Because of the important role of dopamine in neurotransmission, it would be useful to be able to image brain dopamine receptor-mediated signal transduction in animals and humans. Administering the D1-D2 receptor agonist apomorphine may allow us to do this, as the D2-like receptor is reported to be coupled to cytosolic phospholipase A2 activation and arachidonic acid (AA) release from membrane phospholipid.

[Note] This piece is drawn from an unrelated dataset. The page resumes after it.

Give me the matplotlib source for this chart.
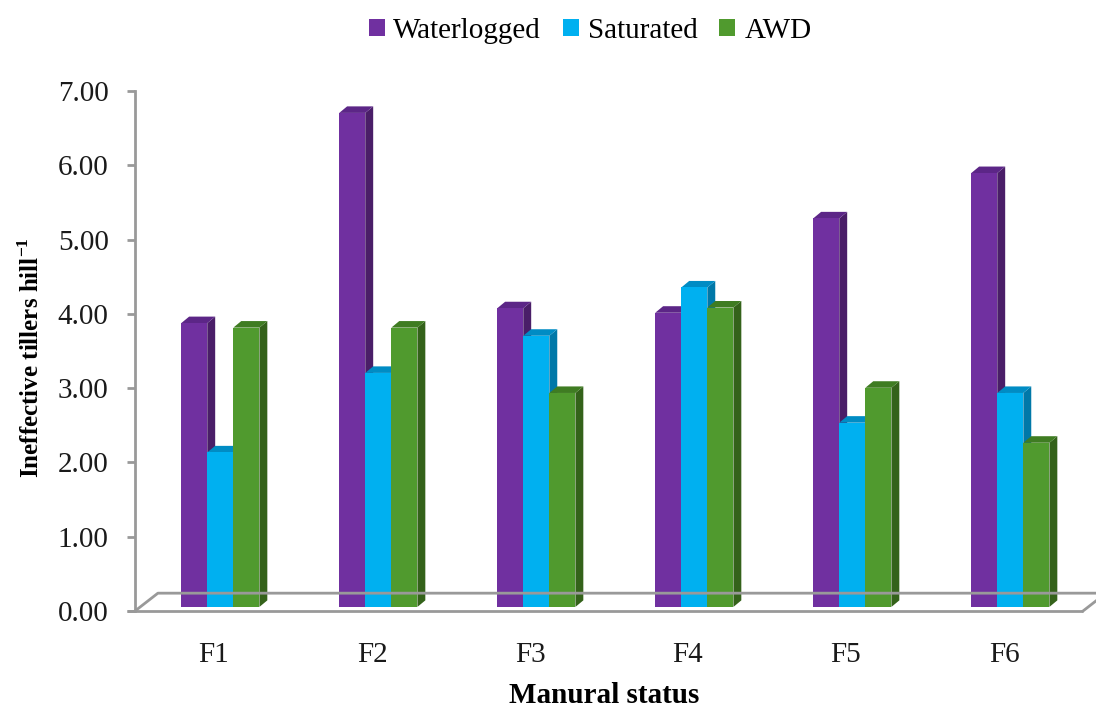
import matplotlib
matplotlib.use("Agg")
import matplotlib.pyplot as plt
from matplotlib.patches import Polygon, Rectangle, Patch

plt.rcParams['font.family'] = ['Liberation Serif', 'DejaVu Serif']
plt.rcParams['mathtext.fontset'] = 'custom'
plt.rcParams['mathtext.rm'] = 'Liberation Serif'
plt.rcParams['mathtext.bf'] = 'Liberation Serif:bold'

# ineffective tillers per hill for each manure treatment
categories = ['F1', 'F2', 'F3', 'F4', 'F5', 'F6']
waterlogged = [3.82, 6.65, 4.02, 3.96, 5.23, 5.84]
saturated = [2.08, 3.15, 3.65, 4.30, 2.48, 2.88]
awd = [3.76, 3.76, 2.88, 4.03, 2.95, 2.21]
series_names = ['Waterlogged', 'Saturated', 'AWD']
yticks = [0, 1, 2, 3, 4, 5, 6, 7]

# front / top / side shades for the fake 3d columns
shades = [
    ('#7030A0', '#5C2687', '#4A1E68'),
    ('#00B0F0', '#008CC4', '#0078A8'),
    ('#509A2E', '#3F7C22', '#34621A'),
]

fig = plt.figure(figsize=(10.96, 7.09), dpi=100)
ax = fig.add_axes([135 / 1096, 98 / 709, 948 / 1096, 520 / 709])
ax.set_xlim(0, 6)
ax.set_ylim(0, 7)

# depth of floor and columns (in data units)
floor_dx, floor_dy = 0.145, 0.24
base_dx, base_dy = 0.04, 0.055
side_dx, side_dy = 0.05, 0.088
bw = 0.165

grey = '#999999'
# floor outline
ax.plot([-0.05, 6], [0, 0], color=grey, lw=2, clip_on=False, solid_capstyle='butt')
ax.plot([0, floor_dx, 6 + floor_dx], [0, floor_dy, floor_dy], color=grey, lw=2, clip_on=False)
ax.plot([6, 6 + floor_dx], [0, floor_dy], color=grey, lw=2, clip_on=False)

all_series = [waterlogged, saturated, awd]
for i in range(len(categories)):
    x_start = i + 0.5 - 1.5 * bw + base_dx
    for j, vals in enumerate(all_series):
        v = vals[i]
        x0 = x_start + j * bw
        front, top, side = shades[j]
        ax.add_patch(Polygon([(x0 + bw, base_dy), (x0 + bw + side_dx, base_dy + side_dy),
                              (x0 + bw + side_dx, base_dy + v + side_dy), (x0 + bw, base_dy + v)],
                             closed=True, facecolor=side, edgecolor='none', clip_on=False))
        ax.add_patch(Polygon([(x0, base_dy + v), (x0 + bw, base_dy + v),
                              (x0 + bw + side_dx, base_dy + v + side_dy), (x0 + side_dx, base_dy + v + side_dy)],
                             closed=True, facecolor=top, edgecolor='none', clip_on=False))
        ax.add_patch(Rectangle((x0, base_dy), bw, v, facecolor=front, edgecolor='none', clip_on=False))

for s in ['top', 'right', 'bottom']:
    ax.spines[s].set_visible(False)
ax.spines['left'].set_color(grey)
ax.spines['left'].set_linewidth(2)

ax.set_yticks(yticks)
ax.set_yticklabels(['%.2f' % t for t in yticks])
ax.tick_params(axis='y', length=6, width=2, color=grey, pad=13, labelsize=21, labelcolor='#1a1a1a')
ax.set_xticks([i + 0.5 for i in range(len(categories))])
ax.set_xticklabels(categories)
ax.tick_params(axis='x', length=0, pad=22, labelsize=21, labelcolor='#1a1a1a')

fig.text(604 / 1096, 6 / 709, 'Manural status', fontsize=21, fontweight='bold',
         ha='center', va='baseline')
fig.text(31 / 1096, 1 - 358 / 709, r'Ineffective tillers hill$^{\mathbf{-1}}$', fontsize=18,
         fontweight='bold', rotation=90, ha='center', va='center')

handles = [Patch(facecolor=shades[k][0], edgecolor='none') for k in range(3)]
fig.legend(handles, series_names, loc='center', bbox_to_anchor=(590 / 1096, 1 - 31 / 709),
           ncol=3, frameon=False, fontsize=21, handlelength=0.55, handleheight=0.55,
           handletextpad=0.3, columnspacing=0.75)

fig.savefig('out.png', dpi=100)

Unanesthetized adult rats were given intraperitoneally apomorphine (0.5 mg/kg) or saline, with or without pretreatment with 6 mg/kg intravenous raclopride, a D2/D3 receptor antagonist. [1-14C]AA was injected intravenously, then AA incorporation coefficients k*--brain radioactivity divided by integrated plasma radioactivity--markers of AA signaling, were measured using quantitative autoradiography in 62 brain regions.


Apomorphine significantly elevated k* in 26 brain regions, including the frontal cortex, motor and somatosensory cortex, caudate-putamen, thalamic nuclei, and nucleus accumbens. Raclopride alone did not change baseline values of k*, but raclopride pretreatment prevented the apomorphine-induced increments in k*.


A mixed D1-D2 receptor agonist, apomorphine, increased the AA signal by activating only D2-like receptors in brain circuits containing regions with high D2-like receptor densities. Thus, apomorphine might be used with positron emission tomography to image brain D2-like receptor-mediated AA signaling in humans in health and disease.